WRITTEN PROBLEM: Your task is to output the listing word for word, with pictures excluded.
════════════════════
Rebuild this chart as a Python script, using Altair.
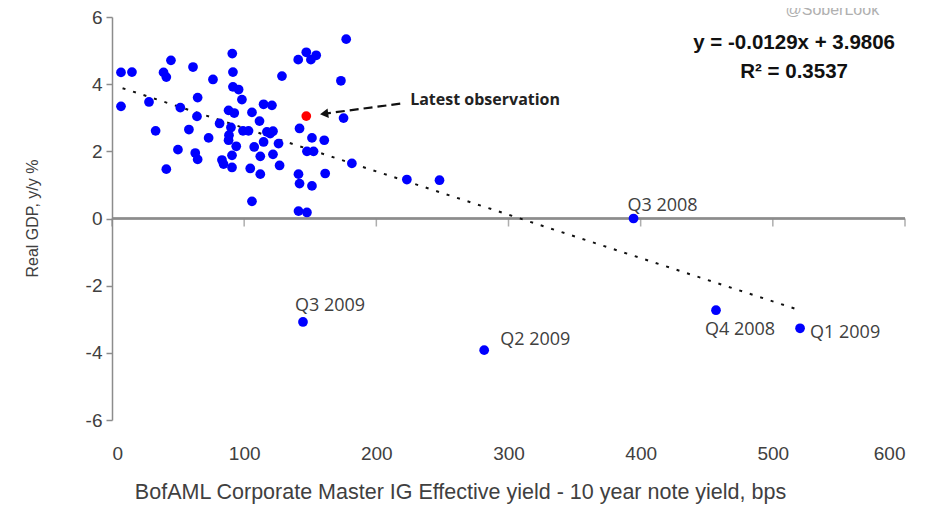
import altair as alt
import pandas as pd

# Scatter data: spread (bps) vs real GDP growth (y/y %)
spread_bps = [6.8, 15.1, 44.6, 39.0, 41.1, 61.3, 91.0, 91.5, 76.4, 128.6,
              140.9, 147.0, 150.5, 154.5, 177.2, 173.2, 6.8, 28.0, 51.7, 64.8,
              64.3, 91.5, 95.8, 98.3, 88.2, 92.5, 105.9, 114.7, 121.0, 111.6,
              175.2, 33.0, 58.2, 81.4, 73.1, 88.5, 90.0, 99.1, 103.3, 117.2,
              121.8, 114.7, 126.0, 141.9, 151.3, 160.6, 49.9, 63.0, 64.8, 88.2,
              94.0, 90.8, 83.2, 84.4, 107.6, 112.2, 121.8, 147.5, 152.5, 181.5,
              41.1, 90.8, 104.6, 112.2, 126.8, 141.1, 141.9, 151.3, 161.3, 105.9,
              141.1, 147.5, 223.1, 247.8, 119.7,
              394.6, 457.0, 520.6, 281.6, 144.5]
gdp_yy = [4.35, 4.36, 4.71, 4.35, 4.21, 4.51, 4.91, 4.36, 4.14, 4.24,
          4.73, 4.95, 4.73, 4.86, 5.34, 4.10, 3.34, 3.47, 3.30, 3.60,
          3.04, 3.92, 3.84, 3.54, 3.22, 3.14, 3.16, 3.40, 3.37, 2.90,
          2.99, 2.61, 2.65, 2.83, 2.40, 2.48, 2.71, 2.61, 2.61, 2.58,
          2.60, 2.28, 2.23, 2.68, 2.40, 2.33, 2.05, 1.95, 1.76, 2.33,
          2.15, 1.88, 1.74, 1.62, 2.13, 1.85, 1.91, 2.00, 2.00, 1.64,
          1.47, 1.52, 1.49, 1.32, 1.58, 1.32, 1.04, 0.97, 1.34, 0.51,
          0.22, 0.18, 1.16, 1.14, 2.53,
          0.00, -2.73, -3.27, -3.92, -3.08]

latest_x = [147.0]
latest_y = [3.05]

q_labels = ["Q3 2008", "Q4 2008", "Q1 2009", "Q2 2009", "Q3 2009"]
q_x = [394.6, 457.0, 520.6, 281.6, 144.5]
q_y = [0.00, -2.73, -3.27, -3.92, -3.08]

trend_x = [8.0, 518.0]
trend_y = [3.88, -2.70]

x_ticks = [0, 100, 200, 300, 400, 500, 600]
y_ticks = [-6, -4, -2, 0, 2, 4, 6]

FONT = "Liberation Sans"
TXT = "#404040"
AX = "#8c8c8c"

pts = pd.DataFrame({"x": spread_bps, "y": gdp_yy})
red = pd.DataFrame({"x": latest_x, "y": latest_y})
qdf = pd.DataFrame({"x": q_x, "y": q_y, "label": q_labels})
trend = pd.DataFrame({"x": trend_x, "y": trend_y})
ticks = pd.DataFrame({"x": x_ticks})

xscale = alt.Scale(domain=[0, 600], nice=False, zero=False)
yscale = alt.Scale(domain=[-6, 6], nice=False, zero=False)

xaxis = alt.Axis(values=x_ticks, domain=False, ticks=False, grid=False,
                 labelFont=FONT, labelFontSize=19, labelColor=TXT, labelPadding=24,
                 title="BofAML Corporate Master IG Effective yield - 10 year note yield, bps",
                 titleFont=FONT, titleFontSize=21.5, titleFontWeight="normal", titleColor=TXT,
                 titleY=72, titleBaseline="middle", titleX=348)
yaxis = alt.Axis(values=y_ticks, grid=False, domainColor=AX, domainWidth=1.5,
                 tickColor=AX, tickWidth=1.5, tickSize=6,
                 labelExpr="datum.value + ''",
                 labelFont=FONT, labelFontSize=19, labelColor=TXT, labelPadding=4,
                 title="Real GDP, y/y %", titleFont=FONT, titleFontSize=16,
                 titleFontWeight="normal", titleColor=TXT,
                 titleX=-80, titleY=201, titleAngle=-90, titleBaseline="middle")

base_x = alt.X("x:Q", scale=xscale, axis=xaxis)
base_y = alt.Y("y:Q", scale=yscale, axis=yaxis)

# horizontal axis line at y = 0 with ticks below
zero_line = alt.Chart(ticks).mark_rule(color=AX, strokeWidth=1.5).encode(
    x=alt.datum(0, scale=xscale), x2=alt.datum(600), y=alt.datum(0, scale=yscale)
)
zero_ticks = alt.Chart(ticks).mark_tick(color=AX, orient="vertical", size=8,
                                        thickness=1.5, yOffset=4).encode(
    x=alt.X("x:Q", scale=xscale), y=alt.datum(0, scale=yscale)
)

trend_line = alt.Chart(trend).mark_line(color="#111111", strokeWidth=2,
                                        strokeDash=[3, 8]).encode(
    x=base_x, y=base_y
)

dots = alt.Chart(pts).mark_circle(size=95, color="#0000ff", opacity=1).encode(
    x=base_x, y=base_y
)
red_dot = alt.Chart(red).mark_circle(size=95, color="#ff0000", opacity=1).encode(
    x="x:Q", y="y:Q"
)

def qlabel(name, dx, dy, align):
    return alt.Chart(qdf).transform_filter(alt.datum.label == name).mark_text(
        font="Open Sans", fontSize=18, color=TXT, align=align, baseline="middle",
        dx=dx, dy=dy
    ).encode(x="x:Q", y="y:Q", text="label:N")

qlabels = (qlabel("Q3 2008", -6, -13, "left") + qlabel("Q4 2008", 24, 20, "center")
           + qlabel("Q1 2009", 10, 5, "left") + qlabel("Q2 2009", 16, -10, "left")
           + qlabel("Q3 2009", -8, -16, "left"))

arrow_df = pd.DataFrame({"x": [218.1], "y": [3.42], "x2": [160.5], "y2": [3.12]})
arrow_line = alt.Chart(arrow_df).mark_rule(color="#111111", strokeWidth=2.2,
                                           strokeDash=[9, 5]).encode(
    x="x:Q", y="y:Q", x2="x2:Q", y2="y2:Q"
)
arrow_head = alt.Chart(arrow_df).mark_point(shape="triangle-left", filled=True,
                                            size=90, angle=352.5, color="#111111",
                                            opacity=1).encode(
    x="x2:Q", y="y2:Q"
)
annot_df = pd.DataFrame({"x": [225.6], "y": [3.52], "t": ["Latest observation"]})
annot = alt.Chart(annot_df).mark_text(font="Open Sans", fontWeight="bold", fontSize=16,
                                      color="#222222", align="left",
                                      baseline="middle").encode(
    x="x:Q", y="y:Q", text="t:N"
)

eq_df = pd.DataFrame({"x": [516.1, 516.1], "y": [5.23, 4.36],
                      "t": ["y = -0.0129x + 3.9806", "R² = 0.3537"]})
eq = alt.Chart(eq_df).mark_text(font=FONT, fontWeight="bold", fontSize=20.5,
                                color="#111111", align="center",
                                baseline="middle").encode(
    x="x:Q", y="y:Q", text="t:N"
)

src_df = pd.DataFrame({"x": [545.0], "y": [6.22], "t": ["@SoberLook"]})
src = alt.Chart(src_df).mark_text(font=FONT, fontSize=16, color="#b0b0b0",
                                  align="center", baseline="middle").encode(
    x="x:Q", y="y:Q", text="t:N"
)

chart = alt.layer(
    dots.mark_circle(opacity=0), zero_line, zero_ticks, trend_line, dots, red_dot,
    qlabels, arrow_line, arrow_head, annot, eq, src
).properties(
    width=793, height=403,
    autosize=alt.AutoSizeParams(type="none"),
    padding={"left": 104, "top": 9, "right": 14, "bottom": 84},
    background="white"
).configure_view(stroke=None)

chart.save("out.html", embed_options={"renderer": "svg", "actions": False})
════════════════════
SOLUTION:
Rebuild this chart as a Python script, using Altair.
import altair as alt
import pandas as pd

# Scatter data: spread (bps) vs real GDP growth (y/y %)
spread_bps = [6.8, 15.1, 44.6, 39.0, 41.1, 61.3, 91.0, 91.5, 76.4, 128.6,
              140.9, 147.0, 150.5, 154.5, 177.2, 173.2, 6.8, 28.0, 51.7, 64.8,
              64.3, 91.5, 95.8, 98.3, 88.2, 92.5, 105.9, 114.7, 121.0, 111.6,
              175.2, 33.0, 58.2, 81.4, 73.1, 88.5, 90.0, 99.1, 103.3, 117.2,
              121.8, 114.7, 126.0, 141.9, 151.3, 160.6, 49.9, 63.0, 64.8, 88.2,
              94.0, 90.8, 83.2, 84.4, 107.6, 112.2, 121.8, 147.5, 152.5, 181.5,
              41.1, 90.8, 104.6, 112.2, 126.8, 141.1, 141.9, 151.3, 161.3, 105.9,
              141.1, 147.5, 223.1, 247.8, 119.7,
              394.6, 457.0, 520.6, 281.6, 144.5]
gdp_yy = [4.35, 4.36, 4.71, 4.35, 4.21, 4.51, 4.91, 4.36, 4.14, 4.24,
          4.73, 4.95, 4.73, 4.86, 5.34, 4.10, 3.34, 3.47, 3.30, 3.60,
          3.04, 3.92, 3.84, 3.54, 3.22, 3.14, 3.16, 3.40, 3.37, 2.90,
          2.99, 2.61, 2.65, 2.83, 2.40, 2.48, 2.71, 2.61, 2.61, 2.58,
          2.60, 2.28, 2.23, 2.68, 2.40, 2.33, 2.05, 1.95, 1.76, 2.33,
          2.15, 1.88, 1.74, 1.62, 2.13, 1.85, 1.91, 2.00, 2.00, 1.64,
          1.47, 1.52, 1.49, 1.32, 1.58, 1.32, 1.04, 0.97, 1.34, 0.51,
          0.22, 0.18, 1.16, 1.14, 2.53,
          0.00, -2.73, -3.27, -3.92, -3.08]

latest_x = [147.0]
latest_y = [3.05]

q_labels = ["Q3 2008", "Q4 2008", "Q1 2009", "Q2 2009", "Q3 2009"]
q_x = [394.6, 457.0, 520.6, 281.6, 144.5]
q_y = [0.00, -2.73, -3.27, -3.92, -3.08]

trend_x = [8.0, 518.0]
trend_y = [3.88, -2.70]

x_ticks = [0, 100, 200, 300, 400, 500, 600]
y_ticks = [-6, -4, -2, 0, 2, 4, 6]

FONT = "Liberation Sans"
TXT = "#404040"
AX = "#8c8c8c"

pts = pd.DataFrame({"x": spread_bps, "y": gdp_yy})
red = pd.DataFrame({"x": latest_x, "y": latest_y})
qdf = pd.DataFrame({"x": q_x, "y": q_y, "label": q_labels})
trend = pd.DataFrame({"x": trend_x, "y": trend_y})
ticks = pd.DataFrame({"x": x_ticks})

xscale = alt.Scale(domain=[0, 600], nice=False, zero=False)
yscale = alt.Scale(domain=[-6, 6], nice=False, zero=False)

xaxis = alt.Axis(values=x_ticks, domain=False, ticks=False, grid=False,
                 labelFont=FONT, labelFontSize=19, labelColor=TXT, labelPadding=24,
                 title="BofAML Corporate Master IG Effective yield - 10 year note yield, bps",
                 titleFont=FONT, titleFontSize=21.5, titleFontWeight="normal", titleColor=TXT,
                 titleY=72, titleBaseline="middle", titleX=348)
yaxis = alt.Axis(values=y_ticks, grid=False, domainColor=AX, domainWidth=1.5,
                 tickColor=AX, tickWidth=1.5, tickSize=6,
                 labelExpr="datum.value + ''",
                 labelFont=FONT, labelFontSize=19, labelColor=TXT, labelPadding=4,
                 title="Real GDP, y/y %", titleFont=FONT, titleFontSize=16,
                 titleFontWeight="normal", titleColor=TXT,
                 titleX=-80, titleY=201, titleAngle=-90, titleBaseline="middle")

base_x = alt.X("x:Q", scale=xscale, axis=xaxis)
base_y = alt.Y("y:Q", scale=yscale, axis=yaxis)

# horizontal axis line at y = 0 with ticks below
zero_line = alt.Chart(ticks).mark_rule(color=AX, strokeWidth=1.5).encode(
    x=alt.datum(0, scale=xscale), x2=alt.datum(600), y=alt.datum(0, scale=yscale)
)
zero_ticks = alt.Chart(ticks).mark_tick(color=AX, orient="vertical", size=8,
                                        thickness=1.5, yOffset=4).encode(
    x=alt.X("x:Q", scale=xscale), y=alt.datum(0, scale=yscale)
)

trend_line = alt.Chart(trend).mark_line(color="#111111", strokeWidth=2,
                                        strokeDash=[3, 8]).encode(
    x=base_x, y=base_y
)

dots = alt.Chart(pts).mark_circle(size=95, color="#0000ff", opacity=1).encode(
    x=base_x, y=base_y
)
red_dot = alt.Chart(red).mark_circle(size=95, color="#ff0000", opacity=1).encode(
    x="x:Q", y="y:Q"
)

def qlabel(name, dx, dy, align):
    return alt.Chart(qdf).transform_filter(alt.datum.label == name).mark_text(
        font="Open Sans", fontSize=18, color=TXT, align=align, baseline="middle",
        dx=dx, dy=dy
    ).encode(x="x:Q", y="y:Q", text="label:N")

qlabels = (qlabel("Q3 2008", -6, -13, "left") + qlabel("Q4 2008", 24, 20, "center")
           + qlabel("Q1 2009", 10, 5, "left") + qlabel("Q2 2009", 16, -10, "left")
           + qlabel("Q3 2009", -8, -16, "left"))

arrow_df = pd.DataFrame({"x": [218.1], "y": [3.42], "x2": [160.5], "y2": [3.12]})
arrow_line = alt.Chart(arrow_df).mark_rule(color="#111111", strokeWidth=2.2,
                                           strokeDash=[9, 5]).encode(
    x="x:Q", y="y:Q", x2="x2:Q", y2="y2:Q"
)
arrow_head = alt.Chart(arrow_df).mark_point(shape="triangle-left", filled=True,
                                            size=90, angle=352.5, color="#111111",
                                            opacity=1).encode(
    x="x2:Q", y="y2:Q"
)
annot_df = pd.DataFrame({"x": [225.6], "y": [3.52], "t": ["Latest observation"]})
annot = alt.Chart(annot_df).mark_text(font="Open Sans", fontWeight="bold", fontSize=16,
                                      color="#222222", align="left",
                                      baseline="middle").encode(
    x="x:Q", y="y:Q", text="t:N"
)

eq_df = pd.DataFrame({"x": [516.1, 516.1], "y": [5.23, 4.36],
                      "t": ["y = -0.0129x + 3.9806", "R² = 0.3537"]})
eq = alt.Chart(eq_df).mark_text(font=FONT, fontWeight="bold", fontSize=20.5,
                                color="#111111", align="center",
                                baseline="middle").encode(
    x="x:Q", y="y:Q", text="t:N"
)

src_df = pd.DataFrame({"x": [545.0], "y": [6.22], "t": ["@SoberLook"]})
src = alt.Chart(src_df).mark_text(font=FONT, fontSize=16, color="#b0b0b0",
                                  align="center", baseline="middle").encode(
    x="x:Q", y="y:Q", text="t:N"
)

chart = alt.layer(
    dots.mark_circle(opacity=0), zero_line, zero_ticks, trend_line, dots, red_dot,
    qlabels, arrow_line, arrow_head, annot, eq, src
).properties(
    width=793, height=403,
    autosize=alt.AutoSizeParams(type="none"),
    padding={"left": 104, "top": 9, "right": 14, "bottom": 84},
    background="white"
).configure_view(stroke=None)

chart.save("out.html", embed_options={"renderer": "svg", "actions": False})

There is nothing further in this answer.